Nel progetto Generazione cooperazione è coinvolta anche la Fondazione Fontana, onlus padovana che opera non solo nella città del Santo e a Trento, ma anche in Kenya, Bosnia e Israele dove supporta interventi di cooperazione allo sviluppo: «Bisogna rivolgersi al 40 per cento della popolazione che si trova in condizioni più vulnerabili. Per riuscire a fare ciò è necessaria una presenza capillare nel territorio di volontari che conoscono il contesto e le persone – illustra Pierino Martinelli, presidente di Fondazione Fontana, quando gli chiediamo come concretamente si possano orientare i progetti di cooperazione verso la riduzione delle disuguaglianze, e prosegue – Il secondo aspetto è la necessità di tenere presente che se cerchiamo di far crescere il reddito della fascia più povera della popolazione ma contemporaneamente il reddito della fascia più ricca aumenta in maniera esponenzialmente più alta, anche la disuguaglianza continua ad aumentare. Non bisogna dimenticare quindi il lavoro di advocacy, lobby e coinvolgimento delle fasce di popolazione più abbienti. Non dobbiamo pensare che necessariamente chi ha di più sia “cattivo”, bisogna coinvolgere la fascia della popolazione che ha di più per far sì che maturi una sensibilità alla redistribuzione».
Una sensibilità, quella di cui parla Martinelli, che nel corso degli ultimi decenni ha perso gran parte del suo carattere istituzionale e che, oltre al progressivo indebolimento delle politiche redistributive statali, vede oggi un rischio di deviazione anche quando si tratta specificamente degli obiettivi delle politiche pubbliche di cooperazione internazionale. Come sottolinea, infatti, Francesco Petrelli, consigliere politico in Finanza per lo sviluppo di Oxfam Italia, «oggi le reti di Ong denunciano il rischio che, anche a fronte dell’elezione del nuovo Parlamento Europeo, ci possa essere un tentativo di orientare le politiche europee per la cooperazione allo sviluppo verso la soddisfazione degli interessi geopolitici ed economici di questo continente».
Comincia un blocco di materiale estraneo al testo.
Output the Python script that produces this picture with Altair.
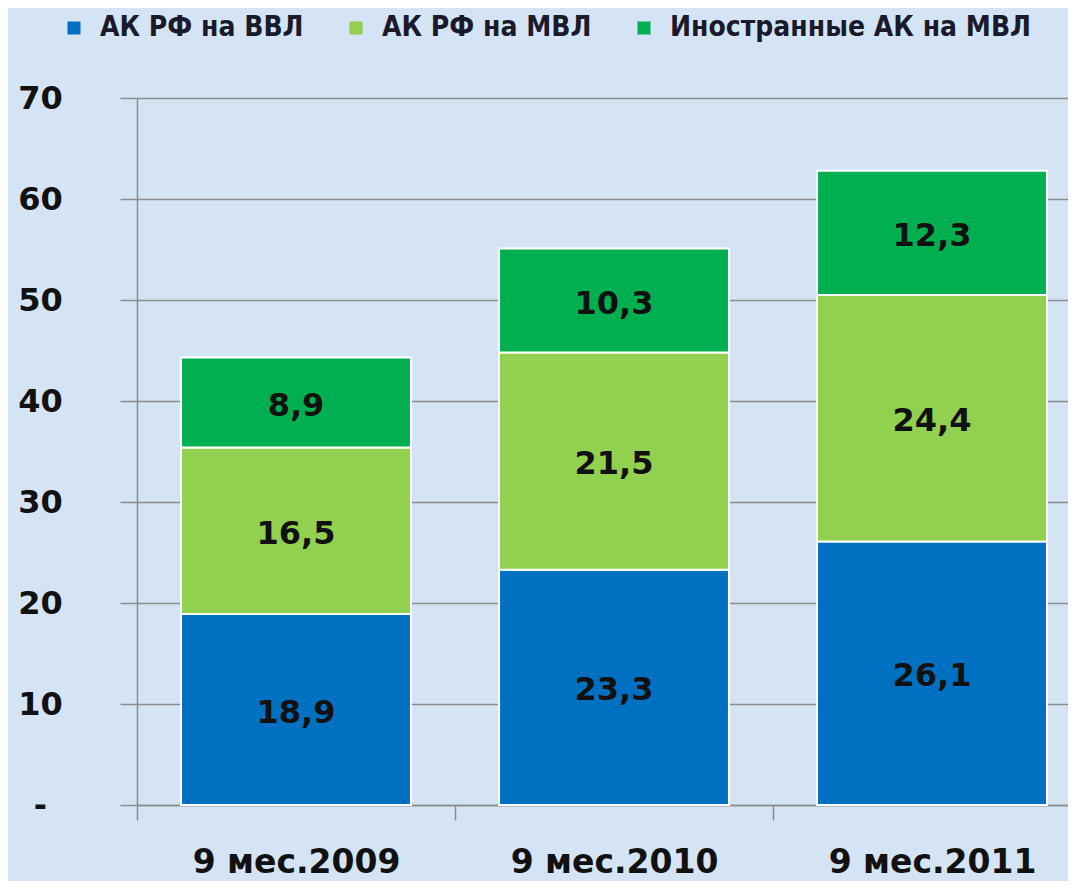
import altair as alt
import pandas as pd

periods = ["9 мес.2009", "9 мес.2010", "9 мес.2011"]
series = ["АК РФ на ВВЛ", "АК РФ на МВЛ", "Иностранные АК на МВЛ"]
vvl = [18.9, 23.3, 26.1]
mvl = [16.5, 21.5, 24.4]
foreign = [8.9, 10.3, 12.3]
colors = ["#0070C0", "#92D050", "#00B050"]
y_ticks = [0, 10, 20, 30, 40, 50, 60, 70]

rows = []
for i, p in enumerate(periods):
    for j, vals in enumerate([vvl, mvl, foreign]):
        rows.append({"period": p, "series": series[j], "value": vals[i], "order": j})
df = pd.DataFrame(rows)

W, H = 931, 707
GRID = "#8c8c8c"
FONT = "DejaVu Sans"

x_enc = alt.X(
    "period:N",
    sort=periods,
    title=None,
    scale=alt.Scale(range=[0, 954], paddingInner=0, paddingOuter=0),
    axis=alt.Axis(
        labelAngle=0,
        labelFont=FONT,
        labelFontWeight="bold",
        labelFontSize=33,
        labelColor="#111111",
        labelPadding=26,
        labelBaseline="top",
        labelLimit=500,
        tickBand="extent",
        tickSize=15,
        tickColor=GRID,
        tickWidth=1.5,
        domainColor=GRID,
        domainWidth=1.5,
        grid=False,
    ),
)

y_scale = alt.Scale(domain=[0, 70], nice=False)
y_axis = alt.Axis(
    values=y_ticks,
    labelExpr="datum.value == 0 ? '-' : datum.label",
    labelFont=FONT,
    labelFontWeight="bold",
    labelFontSize=32,
    labelColor="#111111",
    labelAlign="center",
    labelBaseline="middle",
    labelPadding=80,
    tickSize=17,
    tickColor=GRID,
    tickWidth=1.5,
    domainColor=GRID,
    domainWidth=1.5,
    grid=True,
    gridColor=GRID,
    gridWidth=1.5,
    title=None,
)

color_enc = alt.Color(
    "series:N",
    sort=series,
    scale=alt.Scale(domain=series, range=colors),
    legend=alt.Legend(
        title=None,
        orient="none",
        direction="horizontal",
        legendX=-77,
        legendY=-84,
        symbolType="square",
        symbolSize=170,
        symbolStrokeWidth=0,
        labelFont="DejaVu Sans Condensed",
        labelFontWeight="bold",
        labelFontSize=28,
        labelColor="#1a1a2a",
        labelOffset=12,
        labelLimit=600,
        columnPadding=38,
        padding=0,
    ),
)

bars = alt.Chart(df).mark_bar(
    stroke="white", strokeWidth=2, width=alt.RelativeBandSize(0.723)
).encode(
    x=x_enc,
    y=alt.Y("value:Q", stack="zero", scale=y_scale, axis=y_axis),
    color=color_enc,
    order=alt.Order("order:Q", sort="ascending"),
)

labels = (
    alt.Chart(df)
    .transform_stack(
        stack="value",
        groupby=["period"],
        as_=["y0", "y1"],
        sort=[alt.SortField("order", order="ascending")],
    )
    .transform_calculate(
        mid="(datum.y0 + datum.y1) / 2",
        label="replace(format(datum.value, '.1f'), '.', ',')",
    )
    .mark_text(font=FONT, fontWeight="bold", fontSize=32, color="#111111", dy=3)
    .encode(
        x=alt.X("period:N", sort=periods),
        y=alt.Y("mid:Q", scale=y_scale),
        text="label:N",
    )
)

chart = (
    alt.layer(bars, labels)
    .properties(
        width=W,
        height=H,
        autosize=alt.AutoSizeParams(type="none"),
        padding={"left": 129, "top": 90, "right": 0, "bottom": 76},
        background="#d4e4f5",
    )
    .configure_view(stroke=None)
)

chart.save("out.html", embed_options={"renderer": "svg", "actions": False})
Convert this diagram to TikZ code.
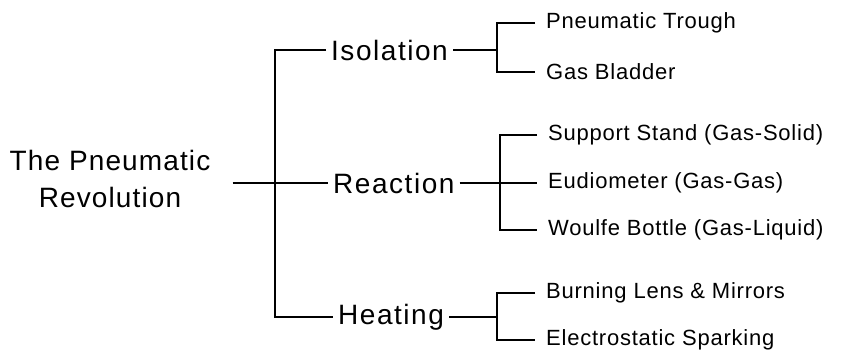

Nonostante o forse proprio a causa di questo rischio, risultano fondamentali gli strumenti analitici che permettono di misurare l’impegno dei progetti di cooperazione nella riduzione delle disuguaglianze. Tra questi strumenti c’è anche l’Inequality Marker, presentato durante il webinar da Christian Morabito, ricercatore senior e membro del team che ha sviluppato questo indicatore per la Commissione Europea, che lo applica dal giugno 2023. Si tratta di un metodo che permette di classificare se l’obiettivo di ridurre le disuguaglianze sia prioritario, presente ma non centrale o del tutto assente nei vari progetti finanziati dall’Unione Europea. «L’Inequality Marker si concentra sui beneficiari, cercando di capire chi sono e se gli interventi si stanno dirigendo principalmente al 40 per cento della fascia di popolazione più vulnerabile. Quando ho iniziato questo lavoro anni fa mi sono reso conto che la maggior parte delle agenzie per la cooperazione allo sviluppo non hanno la più pallida idea di chi siano i loro beneficiari, questo succede in molti meno casi nei progetti delle Ong perché essi di solito sono implementati direttamente nelle zone molto svantaggiate. Il marker guida nello strutturare le linee politiche per beneficiare in larga parte chi è in condizioni più svantaggiose e quindi nel ridurre le disuguaglianze». Morabito specifica anche: «Questo è fondamentale perché a oggi effettivamente si va a livello europeo in una direzione in cui la cooperazione allo sviluppo viene intesa come supporto agli investimenti sulla base di interessi economici e geopolitici. Il marker però rimarrà e rappresenterà l’ancora più forte che abbiamo per contrastare questa tendenza».